Recenzje mang
Sherlock - Wielka Gra
Autor: Steven Moffat, Mark Gatiss, Jay
Wydawnictwo: Studio JG
Ilość tomów: 3+ (kontynuowana)
Cena okładkowa: 22,90 zł
Któż nie zna kultowej postaci Sherlocka Holmesa z opowiadań kryminalnych Arthura Conan Doyle’a? Dzisiaj słynny detektyw jest bohaterem wielu gier komputerowych, filmów, seriali, spektakli teatralnych, komiksów. Nie mogło więc na rynku zabraknąć też mangi z zagadkowymi przestępstwami.
Pierwszy rozdział rozpoczyna się w Mińsku na Białorusi, gdzie Sherlock wysłuchuje klienta opowiadającego o pewnym morderstwie. Jednakże detektyw rezygnuje ze sprawy, ponieważ dochodzi do wniosku, że nie jest warta jego cennej uwagi. W następnej scenie główny bohater znajduje się w swoim mieszkaniu na Baker Street i siedząc w fotelu, strzela z nudów w ścianę. Jego zaufany przyjaciel, John Watson, natychmiast zabiera mu broń. Słynny detektyw jest zrozpaczony, ponieważ żadne morderstwo, zaginięcie ani kradzież nie stanowią dla niego wystarczającego wyzwania. Niespodziewanie na Baker Street dochodzi do potężnej eksplozji. W miejscu wybuchu znajduje się zaadresowana do Sherlocka Holmesa koperta zawierająca różowy telefon. Na telefonie znajduje się jedna nowa wiadomość z tajemniczym zdjęciem pokoju, a urządzenie nadaje pięć sygnałów.
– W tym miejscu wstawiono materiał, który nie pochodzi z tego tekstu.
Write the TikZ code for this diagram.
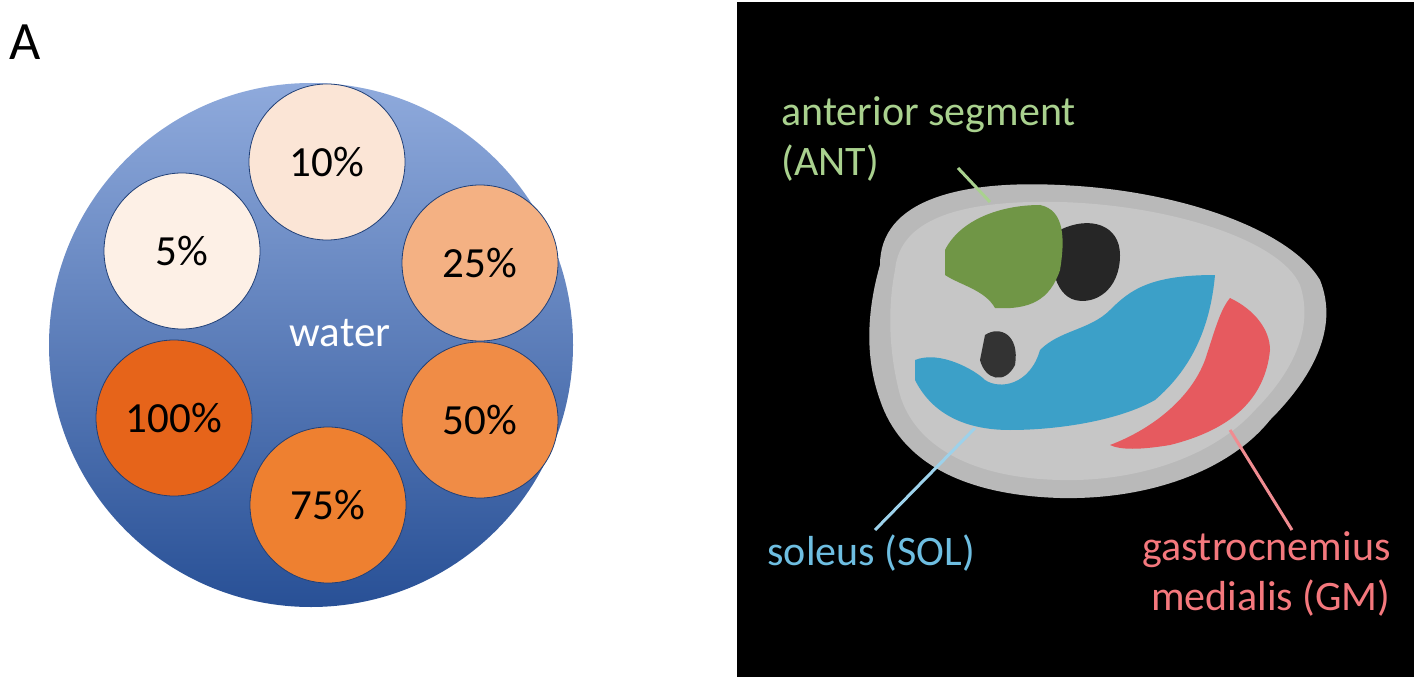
\documentclass[tikz,border=0pt]{standalone}
\usepackage{fontspec}
\setmainfont{Carlito}
\definecolor{wtop}{RGB}{143,170,220}
\definecolor{wbot}{RGB}{40,80,150}
\definecolor{c10}{RGB}{251,229,214}
\definecolor{c5}{RGB}{253,240,230}
\definecolor{c25}{RGB}{244,177,131}
\definecolor{c100}{RGB}{230,100,26}
\definecolor{c50}{RGB}{240,140,70}
\definecolor{c75}{RGB}{238,128,48}
\definecolor{antc}{RGB}{112,150,70}
\definecolor{solc}{RGB}{60,160,200}
\definecolor{gmc}{RGB}{230,90,95}
\definecolor{antt}{RGB}{169,209,142}
\definecolor{solt}{RGB}{110,190,225}
\definecolor{soll}{RGB}{157,210,235}
\definecolor{gmt}{RGB}{244,120,125}
\definecolor{gml}{RGB}{240,140,145}
\begin{document}
\begin{tikzpicture}[x=1pt,y=-1pt,
  vial/.style={circle,draw=wbot!80!black,line width=0.8pt,minimum size=156pt,inner sep=0pt,font=\fontsize{43}{48}\selectfont},
  lbl/.style={font=\fontsize{42}{50}\selectfont,anchor=west,align=left}]
\useasboundingbox (0,0) rectangle (1416,679);
\node[font=\fontsize{54}{60}\selectfont] (A) at (25,42) {A};
\shade[top color=wtop,bottom color=wbot] (311,345) circle (262);
\node[text=white,font=\fontsize{43}{48}\selectfont] (water) at (340,333) {water};
\node[vial,fill=c10] (p10) at (327,162) {10\%};
\node[vial,fill=c5] (p5) at (182,251) {5\%};
\node[vial,fill=c25] (p25) at (480,263) {25\%};
\node[vial,fill=c100] (p100) at (174,418) {100\%};
\node[vial,fill=c50] (p50) at (480,420) {50\%};
\node[vial,fill=c75] (p75) at (328,505) {75\%};
\fill[black] (737,2) rectangle (1414,677);
\node[font=\fontsize{54}{60}\selectfont] (B) at (775,42) {B};
\fill[gray!55] (880,265) .. controls (880,200) and (960,180) .. (1060,185) .. controls (1180,190) and (1290,230) .. (1320,280) .. controls (1340,330) and (1310,380) .. (1270,420) .. controls (1230,470) and (1150,500) .. (1060,498) .. controls (960,495) and (900,460) .. (880,400) .. controls (862,350) and (870,300) .. (880,265) -- cycle;
\fill[gray!45] (895,270) .. controls (900,215) and (970,200) .. (1060,202) .. controls (1170,205) and (1280,240) .. (1300,285) .. controls (1315,330) and (1290,375) .. (1255,410) .. controls (1215,455) and (1140,482) .. (1060,480) .. controls (970,478) and (915,445) .. (900,395) .. controls (888,350) and (888,305) .. (895,270) -- cycle;
\fill[black!85] (1060,230) .. controls (1090,215) and (1120,225) .. (1120,255) .. controls (1120,290) and (1095,305) .. (1075,300) .. controls (1055,295) and (1045,260) .. (1060,230) -- cycle;
\fill[black!80] (985,335) .. controls (1000,325) and (1020,335) .. (1015,365) .. controls (1005,385) and (985,380) .. (980,360) -- cycle;
\fill[antc] (945,250) .. controls (960,220) and (1000,205) .. (1040,205) .. controls (1065,210) and (1065,240) .. (1060,270) .. controls (1050,300) and (1030,310) .. (995,308) .. controls (985,290) and (960,285) .. (945,275) -- cycle;
\fill[solc] (915,360) .. controls (940,350) and (975,370) .. (985,380) .. controls (1000,390) and (1030,385) .. (1040,350) .. controls (1060,330) and (1090,330) .. (1110,310) .. controls (1130,290) and (1150,275) .. (1215,275) .. controls (1210,330) and (1190,370) .. (1155,400) .. controls (1120,420) and (1060,430) .. (1010,430) .. controls (960,430) and (930,410) .. (915,380) -- cycle;
\fill[gmc] (1230,298) .. controls (1255,310) and (1270,330) .. (1270,350) .. controls (1265,400) and (1230,430) .. (1170,445) .. controls (1140,450) and (1120,450) .. (1110,445) .. controls (1150,430) and (1190,400) .. (1205,360) .. controls (1215,330) and (1220,310) .. (1230,298) -- cycle;
\node[lbl,text=antt] (antl) at (778,139) {anterior segment\\(ANT)};
\coordinate (antp) at (990,202);
\draw[line width=3pt,antt] (958,168) -- (antp);
\node[lbl,text=solt] (soll) at (764,553) {soleus (SOL)};
\coordinate (solp) at (975,428);
\draw[line width=3pt,soll] (875,530) -- (solp);
\node[lbl,anchor=east,align=right,text=gmt] (gmlab) at (1394,574) {gastrocnemius\\medialis (GM)};
\coordinate (gmp) at (1230,430);
\draw[line width=3pt,gml] (1292,530) -- (gmp);
\end{tikzpicture}
\end{document}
Okazuje się, że to ostrzeżenie przed kolejnym wybuchem. W ten oto sposób Sherlock zostaje wplątany w sprawę godną jego uwagi. Detektyw wraz ze swoim przyjacielem udaje się do mieszkania, w którym zlokalizowany jest pokój ze zdjęcia. W środku znajdują parę butów i w tym momencie ktoś zaczyna dzwonić na różowy telefon z zastrzeżonego numeru. Po drugiej stronie odzywa się zapłakany głos oznajmujący, że nasz bohater ma dwanaście godzin na rozwiązanie zagadki...
Tytuł mangi „Wielka gra” odnosi się do wyzwania, z którym musi zmierzyć się Sherlock Holmes. Stawka jest wielka, ponieważ mistrz zbrodni bierze zakładników i narzuca detektywowi czas na rozwiązanie zagadki. Pierwowzór postaci oraz czasu akcji stanowi brytyjski serial emitowany przez BBC One, stworzony przez Stevena Moffata i Marka Gatissa. To uwspółcześniona wersja przygód Sherlocka Holmesa. Tytułową rolę odtwarza Benedict Cumberbatch, a rolę doktora Watsona – Martin Freeman, więc bohaterowie mangi wzorowani są na aktorach. Na obwolucie pierwszego tomu widzimy Sherlocka oraz Johna na białym tle, zaś tytuł jest koloru srebrnego, który ładnie wkomponowuje się w całość. Na okładce jest John Watson w Scotland Yard z dwoma tajemniczymi postaciami w tle (kobietą i mężczyzną). Tłumaczenie jest lekkie, dzięki czemu mangę czyta się szybko i przyjemnie. Kreska jest specyficzna i moim zdaniem bardzo zbliżona do europejskiego stylu rysowania komiksów, jednak to nic dziwnego, skoro za scenariusz odpowiada współtwórca i producent serialu „Sherlock”, a za ilustracje autor posługujący się pseudonimem Jay.
Sięgnęłam po ten tytuł, ponieważ jestem fanką serialowego Sherlocka oraz bardzo ciekawiła mnie ta brytyjska powieść w japońskiej interpretacji. I nie zawiodłam się, bo to nadal pełna akcji historia z momentami pozwalającymi na refleksję i porównanie do oryginału. Z pewnością przeczytam kolejne tomy, by dowiedzieć się, jak Sherlock doprowadzi sprawę wielkiej gry do końca. Mangę polecam oczywiście wszystkim fanom genialnego detektywa i zwolennikom wszelkich zbrodni.